La très sobre couverture des Cahiers Benjamin Péret n’annonce en rien l’abondance qu’offre cette revue. J’utilise à dessein « revue », car le mot dit bien la richesse d’une telle publication, la qualité de son « montage ». Sous une discrétion apparente qui mérite amplement d’être dépassée par ce qu’on appelle curiosité, ces cahiers, richement illustrés, invitent à redécouvrir l’univers surréaliste à travers l’œuvre de Benjamin Péret, ses parentés, ses affinités, et cela grâce à la redécouverte d’articles anciens, la présentation de nombreux documents inédits, et la proximité des contemporains.
Une anthologie de rêves surréalistes accueille le lecteur, manière d’introduire le dossier consacré à Jehan Mayoux (1904-1975), ami de Péret, homme de liberté, poète et militant. Un homme qu’on aurait aimé connaître, qui savait tendre la main, et pour qui la poésie était « avant tout un merveilleux outil de connaissance », connaissance du monde, connaissance des êtres, du jour comme de la nuit. Mayoux chante l’amour, « lumière dans la grande ombre de la maison», la liberté en art, et l’indépendance de l’esprit. Le dossier produit poèmes, hommage à Breton, et lettres sur les raisons de son départ du groupe surréaliste, quelques extraits de ses nombreuses correspondances, ce lieu où la vie est encore battante, où les débats autour du surréalisme et de ses rapports au politique sont vifs. On y retrouve les qualités de Mayoux, son humour, ses pudeurs, ses convictions et un sens très fort de l’amitié. En contrepoint, les Cahiers produisent aussi plusieurs lettres de Benjamin Péret adressées à Mayoux, dont la plupart sont inédites, autour des années 1939-1959. On y apprécie la bienveillance de Péret, la franchise de l’amitié, les contingences de l’édition et de l’écriture, leur lutte contre le fascisme et le stalinisme.
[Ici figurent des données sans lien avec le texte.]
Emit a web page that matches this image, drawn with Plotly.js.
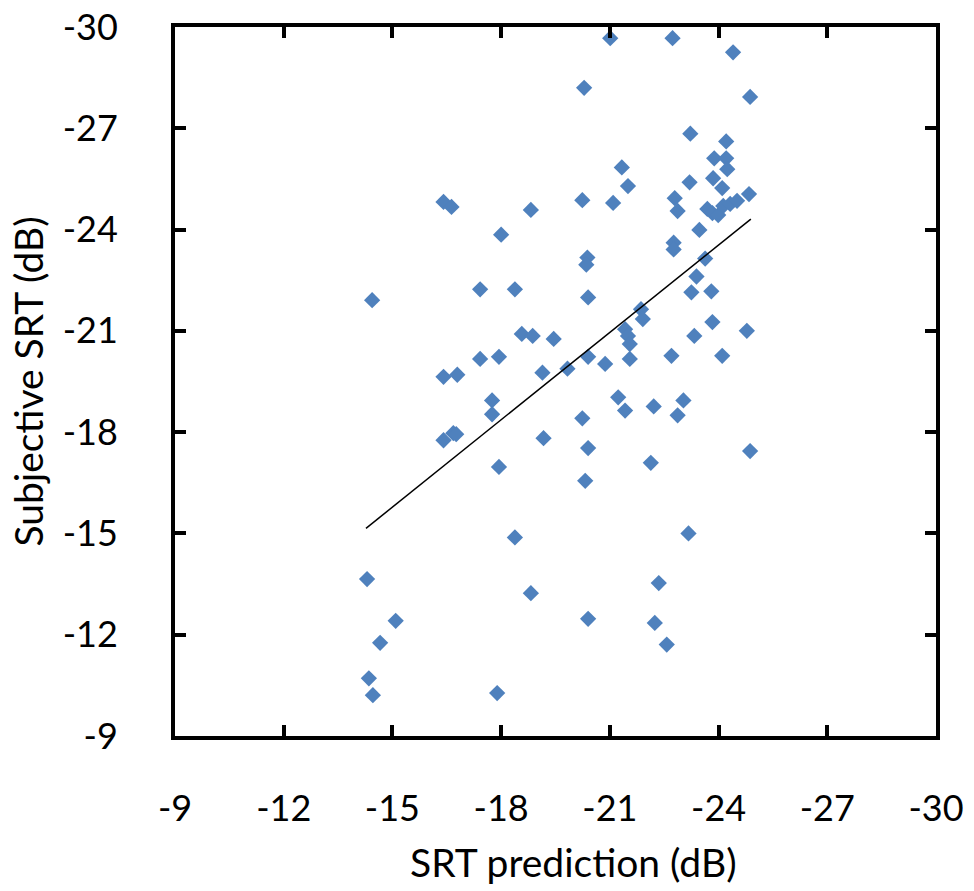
<!DOCTYPE html>
<html>
<head>
<meta charset="utf-8">
<script src="https://cdn.plot.ly/plotly-3.0.1.min.js"></script>
<style>
  html, body { margin: 0; padding: 0; background: #ffffff; }
  #chart { width: 974px; height: 891px; }
</style>
</head>
<body>
<div id="chart"></div>
<script>
// SRT prediction (dB) for each listener/condition
const srtPrediction = [
  -14.44, -16.41, -16.63, -18.00, -18.82, -21.01, -22.73, -24.40, -20.29, -24.87,
  -23.22, -24.21, -23.88, -24.21, -24.24, -21.33, -21.50, -23.20, -23.85, -24.10,
  -20.24, -21.09, -22.79, -22.87, -24.84, -23.69, -23.83, -23.99, -24.13, -24.32,
  -24.51, -23.47, -22.76, -22.76, -20.38, -20.35, -23.63, -17.42, -18.38, -18.57,
  -18.87, -19.45, -17.42, -17.94, -16.41, -16.79, -19.14, -17.75, -17.75, -16.41,
  -16.68, -16.76, -19.17, -17.94, -20.40, -23.39, -23.25, -23.80, -21.86, -21.91,
  -23.83, -24.78, -23.33, -21.42, -21.50, -21.55, -20.40, -20.87, -21.55, -22.70,
  -24.10, -19.83, -21.23, -21.42, -22.21, -23.03, -22.87, -20.24, -20.40, -24.87,
  -22.13, -20.32, -18.38, -14.30, -18.82, -15.09, -14.66, -14.35, -14.46, -17.89,
  -23.17, -22.35, -20.40, -22.24, -22.57
];
// Subjective SRT (dB)
const subjectiveSRT = [
  -21.91, -24.82, -24.67, -23.85, -24.58, -29.67, -29.67, -29.25, -28.20, -27.93,
  -26.84, -26.61, -26.11, -26.11, -25.79, -25.84, -25.29, -25.40, -25.52, -25.23,
  -24.87, -24.79, -24.93, -24.55, -25.05, -24.61, -24.49, -24.43, -24.70, -24.76,
  -24.85, -23.99, -23.61, -23.41, -23.17, -22.96, -23.14, -22.23, -22.23, -20.91,
  -20.85, -20.76, -20.17, -20.23, -19.64, -19.70, -19.76, -18.94, -18.53, -17.76,
  -17.97, -17.94, -17.82, -16.97, -21.99, -22.61, -22.14, -22.17, -21.64, -21.35,
  -21.26, -21.00, -20.85, -21.05, -20.85, -20.61, -20.23, -20.02, -20.17, -20.26,
  -20.26, -19.88, -19.03, -18.64, -18.76, -18.94, -18.50, -18.41, -17.53, -17.44,
  -17.09, -16.56, -14.88, -13.65, -13.23, -12.41, -11.76, -10.71, -10.21, -10.27,
  -15.00, -13.53, -12.47, -12.35, -11.71
];
// Linear trend line end points
const trendX = [-14.27, -24.89];
const trendY = [-15.15, -24.31];
// Axis ticks
const tickValues = [-9, -12, -15, -18, -21, -24, -27, -30];
const tickLabels = ['-9', '-12', '-15', '-18', '-21', '-24', '-27', '-30'];
// Axis titles
const xTitle = 'SRT prediction (dB)';
const yTitle = 'Subjective SRT (dB)';

const fontFamily = 'Lato, "Open Sans", sans-serif';

const traces = [
  {
    type: 'scatter',
    mode: 'markers',
    x: srtPrediction,
    y: subjectiveSRT,
    marker: { symbol: 'diamond', size: 12.5, color: '#4F81BD', line: { width: 0 } },
    hoverinfo: 'x+y',
    showlegend: false
  },
  {
    type: 'scatter',
    mode: 'lines',
    x: trendX,
    y: trendY,
    line: { color: '#000000', width: 1.5 },
    hoverinfo: 'skip',
    showlegend: false
  }
];

const axisCommon = {
  tickmode: 'array',
  tickvals: tickValues,
  ticktext: tickLabels,
  showgrid: false,
  zeroline: false,
  showline: true,
  linecolor: '#000000',
  linewidth: 4,
  mirror: 'ticks',
  ticks: 'inside',
  ticklen: 11,
  tickwidth: 4,
  tickcolor: '#000000',
  tickfont: { family: fontFamily, size: 36, color: '#000000' },
  automargin: false
};

const layout = {
  width: 974,
  height: 891,
  margin: { l: 175, r: 38, t: 27, b: 155 },
  paper_bgcolor: '#ffffff',
  plot_bgcolor: '#ffffff',
  font: { family: fontFamily, color: '#000000' },
  showlegend: false,
  xaxis: Object.assign({}, axisCommon, {
    range: [-9, -30],
    ticklabelstandoff: 38
  }),
  yaxis: Object.assign({}, axisCommon, {
    range: [-9, -30],
    ticklabelstandoff: 46,
    title: { text: yTitle, font: { family: fontFamily, size: 39, color: '#000000' }, standoff: 8 }
  }),
  annotations: [
    {
      text: xTitle,
      xref: 'paper', yref: 'paper',
      x: 0.524, y: -0.178,
      xanchor: 'center', yanchor: 'middle',
      showarrow: false,
      font: { family: fontFamily, size: 39, color: '#000000' }
    }
  ]
};

Plotly.newPlot('chart', traces, layout, { displayModeBar: false, staticPlot: true });
</script>
</body>
</html>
A propos de franchise, on aime également celle qu’on trouve dans la correspondance entre Mayoux et Breton, après la publication en 1946 de Arcane 17, Mayoux ne comprenant pas « comment les circonstances on pu » amener Breton « à tomber dans le panneau patriotique ».
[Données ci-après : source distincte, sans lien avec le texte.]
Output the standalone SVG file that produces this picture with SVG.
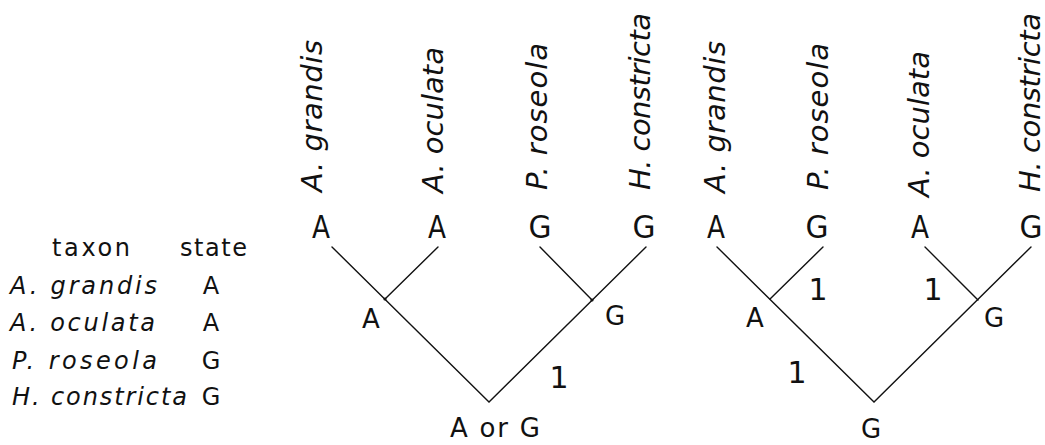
<svg xmlns="http://www.w3.org/2000/svg" width="1045" height="445" viewBox="0 0 1045 445">
<style>
text{font-family:"DejaVu Sans","Liberation Sans",sans-serif;fill:#111}
.tab{font-size:24px}
.it{font-style:italic}
.vert{font-size:29px;font-style:italic}
.tip{font-size:32px;text-anchor:middle}
.nd{font-size:26px;text-anchor:middle}
.one{font-size:30px;text-anchor:middle}
.br{stroke:#111;stroke-width:1.4;fill:none;stroke-linecap:round}
</style>
<rect width="1045" height="445" fill="#fff"/>
<g id="table">
<text class="tab" x="52" y="256" textLength="78" lengthAdjust="spacing">taxon</text>
<text class="tab" x="180" y="256" textLength="67" lengthAdjust="spacing">state</text>
<text class="tab it" x="10" y="294" textLength="147" lengthAdjust="spacing">A. grandis</text>
<text class="tab it" x="10" y="331" textLength="145" lengthAdjust="spacing">A. oculata</text>
<text class="tab it" x="12" y="369" textLength="145" lengthAdjust="spacing">P. roseola</text>
<text class="tab it" x="12" y="405" textLength="175" lengthAdjust="spacing">H. constricta</text>
<text class="tab" x="211" y="294" text-anchor="middle">A</text>
<text class="tab" x="211" y="331" text-anchor="middle">A</text>
<text class="tab" x="211" y="369" text-anchor="middle">G</text>
<text class="tab" x="211" y="405" text-anchor="middle">G</text>
</g>
<g id="connectors">
<path class="br" d="M332 247 L489 402 L646 247"/>
<path class="br" d="M438 247 L385 299"/>
<path class="br" d="M540 247 L592 300"/>
<path class="br" d="M717 247 L874 402 L1031 247"/>
<path class="br" d="M823 247 L770 299"/>
<path class="br" d="M925 247 L978 300"/>
<circle cx="385" cy="299" r="1.6" fill="#111"/>
<circle cx="592" cy="300" r="1.6" fill="#111"/>
</g>
<g id="tree1">
<g id="t1-grandis"><text class="vert" transform="translate(322,192) rotate(-90)" textLength="152" lengthAdjust="spacing">A. grandis</text><text class="tip" x="321" y="238" textLength="18" lengthAdjust="spacingAndGlyphs">A</text></g>
<g id="t1-oculata"><text class="vert" transform="translate(443,193) rotate(-90)" textLength="146" lengthAdjust="spacing">A. oculata</text><text class="tip" x="437" y="238" textLength="18" lengthAdjust="spacingAndGlyphs">A</text></g>
<g id="t1-roseola"><text class="vert" transform="translate(547,190) rotate(-90)" textLength="147" lengthAdjust="spacing">P. roseola</text><text class="tip" x="540" y="238" textLength="23" lengthAdjust="spacingAndGlyphs">G</text></g>
<g id="t1-constricta"><text class="vert" transform="translate(650,190) rotate(-90)" textLength="177" lengthAdjust="spacing">H. constricta</text><text class="tip" x="644" y="238" textLength="23" lengthAdjust="spacingAndGlyphs">G</text></g>
<g id="t1-nodeA"><text class="nd" x="371" y="328">A</text></g>
<g id="t1-nodeG"><text class="nd" x="615" y="325">G</text></g>
<g id="t1-root"><text class="nd" x="495" y="437" textLength="90" lengthAdjust="spacing">A or G</text></g>
<text class="one" x="559" y="388">1</text>
</g>
<g id="tree2">
<g id="t2-grandis"><text class="vert" transform="translate(725,193) rotate(-90)" textLength="152" lengthAdjust="spacing">A. grandis</text><text class="tip" x="716" y="238" textLength="18" lengthAdjust="spacingAndGlyphs">A</text></g>
<g id="t2-roseola"><text class="vert" transform="translate(828,190) rotate(-90)" textLength="147" lengthAdjust="spacing">P. roseola</text><text class="tip" x="817" y="238" textLength="23" lengthAdjust="spacingAndGlyphs">G</text></g>
<g id="t2-oculata"><text class="vert" transform="translate(929,197) rotate(-90)" textLength="146" lengthAdjust="spacing">A. oculata</text><text class="tip" x="920" y="238" textLength="18" lengthAdjust="spacingAndGlyphs">A</text></g>
<g id="t2-constricta"><text class="vert" transform="translate(1040,192) rotate(-90)" textLength="179" lengthAdjust="spacing">H. constricta</text><text class="tip" x="1031" y="238" textLength="23" lengthAdjust="spacingAndGlyphs">G</text></g>
<g id="t2-nodeA"><text class="nd" x="755" y="327">A</text></g>
<g id="t2-nodeG"><text class="nd" x="994" y="327">G</text></g>
<g id="t2-root"><text class="nd" x="871" y="438">G</text></g>
<text class="one" x="818" y="300">1</text>
<text class="one" x="933" y="300">1</text>
<text class="one" x="797" y="383">1</text>
</g>
</svg>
Une partie importante des Cahiers est consacrée aux « études ». Avec un article de Pierre Lassalle sur le mot « surréalité » et l’histoire du mot « surréalisme », et un texte de Guy Prévan de 1984, « Benjamin Péret l’homme libre », qui permet de revenir sur les proximités de Péret et Mayoux. C’est aussi le poète que célèbre Mayoux dans un article paru en 1957, « Benjamin Péret, la fourchette coupante » dont le titre fait écho au « Traité des Fouchettes » dont les Cahiers publient des extraits dans le dossier consacré à Mayoux. En tout, on trouve beaucoup de cohérence dans ces Cahiers, dont le montage est très pertinent, jusqu’à l’article final de Claude Courtot sur l’amitié entre Mayoux et Péret, une amitié « fondée sur l’estime, la complicité poétique et la proximité politique ».